IMO this is quite restrictive and unfair!
How can you decide who is and who is not a user of the language?
Are going to judge before hand the value of any proposal depending
on the lojban amount and quality of postings? Is there any minimum
lojban practical competence required before posting proposals, and
how to define it?
And then usage is only one of the criteria to judge the relevance
of a "prescription" (I would like proposal as a better word),
and in the case of lojban, except for a handle of people who can
claim a minimum fluency, the less important one. Education, culture,
general and linguistic knowledge, experience, etc. can produce
the most and practically useful improvements to the language.

To give you an example on a connected subject, most linguists
specialised in some languages know them perfectly in their
intimate mechanism and discuss relevently of the specific
means used to convey meanings (which is kind of what jboske is
all about), but are not users. Most of them are not even fluent
in them.


> Although the process of jboske may require high-level concepts, the
> resolutions (singular or multiple) are consistently never reduced to
> comprehensibility for the unwashed slobs. This convinces naljboskepre that
> jboske is a fruitless waste of time. Can you blame them?

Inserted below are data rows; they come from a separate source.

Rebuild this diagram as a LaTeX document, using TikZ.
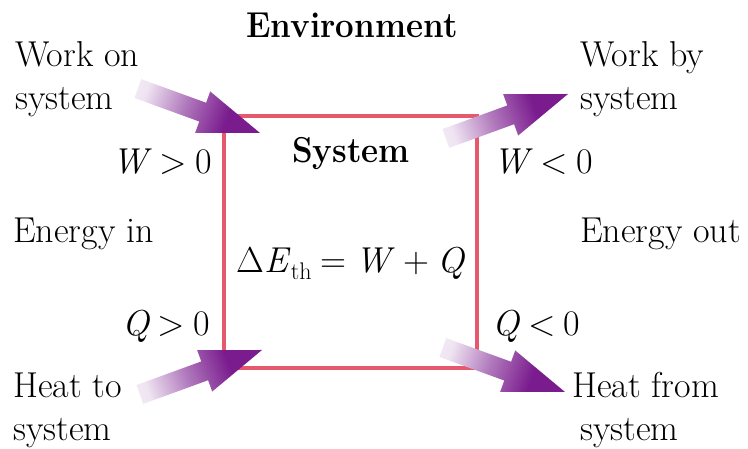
\documentclass[tikz,border=0pt]{standalone}
\usepackage{fontspec}
\usetikzlibrary{calc}
\definecolor{boxred}{RGB}{230,88,108}
\definecolor{purp}{RGB}{122,28,142}
\colorlet{purpmid}{purp!60!white}
\colorlet{purplight}{purp!12!white}
\pgfdeclareverticalshading{fatshade}{100bp}{color(0bp)=(purp); color(35bp)=(purp); color(55bp)=(purpmid); color(75bp)=(purplight); color(100bp)=(white)}
% #1 tip coordinate, #2 direction angle, #3 shading angle (= #2+90)
\newcommand{\fatarrow}[3]{%
  \shade[shading=fatshade, shading angle=#3]
    (#1) -- ($(#1)+(#2+180:61)+(#2+90:22)$)
         -- ($(#1)+(#2+180:61)+(#2+90:10)$)
         -- ($(#1)+(#2+180:130)+(#2+90:10)$)
         -- ($(#1)+(#2+180:130)+(#2-90:10)$)
         -- ($(#1)+(#2+180:61)+(#2-90:10)$)
         -- ($(#1)+(#2+180:61)+(#2-90:22)$) -- cycle;}
\newcommand{\xsb}[1]{\scalebox{0.92}[1]{#1}}
\newcommand{\relsp}[1]{\hspace{8pt}#1\hspace{8pt}}
\begin{document}
\begin{tikzpicture}[x=1pt,y=1pt,
  lbl/.style={inner sep=0pt, font=\fontsize{36}{44}\selectfont},
  bold/.style={lbl, font=\fontsize{36}{44}\selectfont\bfseries},
  sysbox/.style={draw=boxred, line width=3.5pt, inner sep=0pt, minimum width=253pt, minimum height=252pt}]
\useasboundingbox (0,0) rectangle (748,449);
\node[sysbox] (sys) at (350.5,207) {};
% arrow tips
\coordinate (tipWin) at (260,316);
\coordinate (tipQin) at (262,99);
\coordinate (tipWout) at (568,355);
\coordinate (tipQout) at (565,57);
\fatarrow{tipWin}{-20}{70}
\fatarrow{tipQin}{20}{110}
\fatarrow{tipWout}{20}{110}
\fatarrow{tipQout}{-20}{70}
% texts
\node[bold, anchor=base] (env) at (352,411) {\xsb{Environment}};
\node[bold, anchor=base] (systitle) at (351,286) {\xsb{System}};
\node[lbl, anchor=base] (eq) at (351,176) {Δ\textit{E}\raisebox{-7pt}{\fontsize{24}{24}\selectfont th}\hspace{9pt}=\hspace{9pt}\textit{W}\hspace{8pt}+\hspace{8pt}\textit{Q}};
\node[lbl, anchor=base west] (won1) at (15,382) {Work on};
\node[lbl, anchor=base west] (won2) at (15,339) {system};
\node[lbl, anchor=base west] (wby1) at (580,382) {Work by};
\node[lbl, anchor=base west] (wby2) at (580,339) {system};
\node[lbl, anchor=base east] (wpos) at (212,275) {\textit{W}\relsp{>}0};
\node[lbl, anchor=base west] (wneg) at (493,275) {\textit{W}\relsp{<}0};
\node[lbl, anchor=base west] (ein) at (13,206) {Energy in};
\node[lbl, anchor=base west] (eout) at (580,206) {Energy out};
\node[lbl, anchor=base east] (qpos) at (210,113) {\textit{Q}\relsp{>}0};
\node[lbl, anchor=base west] (qneg) at (492,113) {\textit{Q}\relsp{<}0};
\node[lbl, anchor=base west] (hto1) at (13,51) {Heat to};
\node[lbl, anchor=base west] (hto2) at (13,8) {system};
\node[lbl, anchor=base west] (hfr1) at (572,51) {Heat from};
\node[lbl, anchor=base west] (hfr2) at (580,8) {system};
\end{tikzpicture}
\end{document}
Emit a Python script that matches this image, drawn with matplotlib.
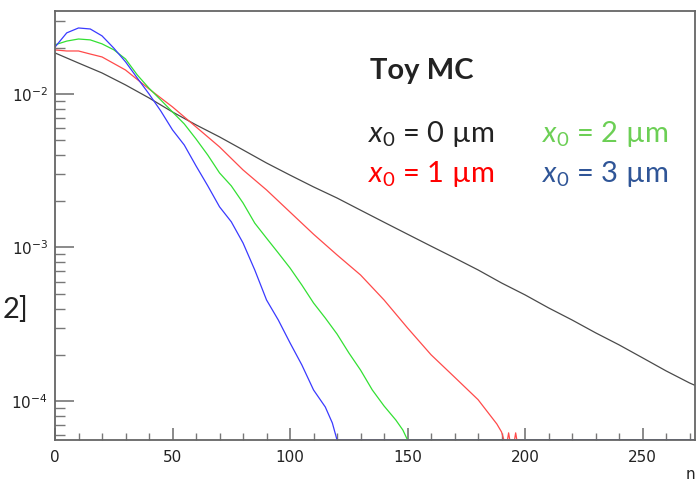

Of course not. Even if they the resolutions were crystal clear, they would
still be perfectly right to see it as a waste of time. Just as the people
who like tinkering or engeneering more than usage. Both kind of
people are likely to meet different problems, but also to be able
to help the other kind, by seeing the language from a different
point of view.

Just for the fun of it, another remote analogy is chess programming:
the best chess programmers are very far from being very good players,
and they seek advices and check the efficiency of their programming
with the stronger players. But these very same stronger players
could not design the machine that will eventually speak better chess
and beat them :-) ok, that is very unfair.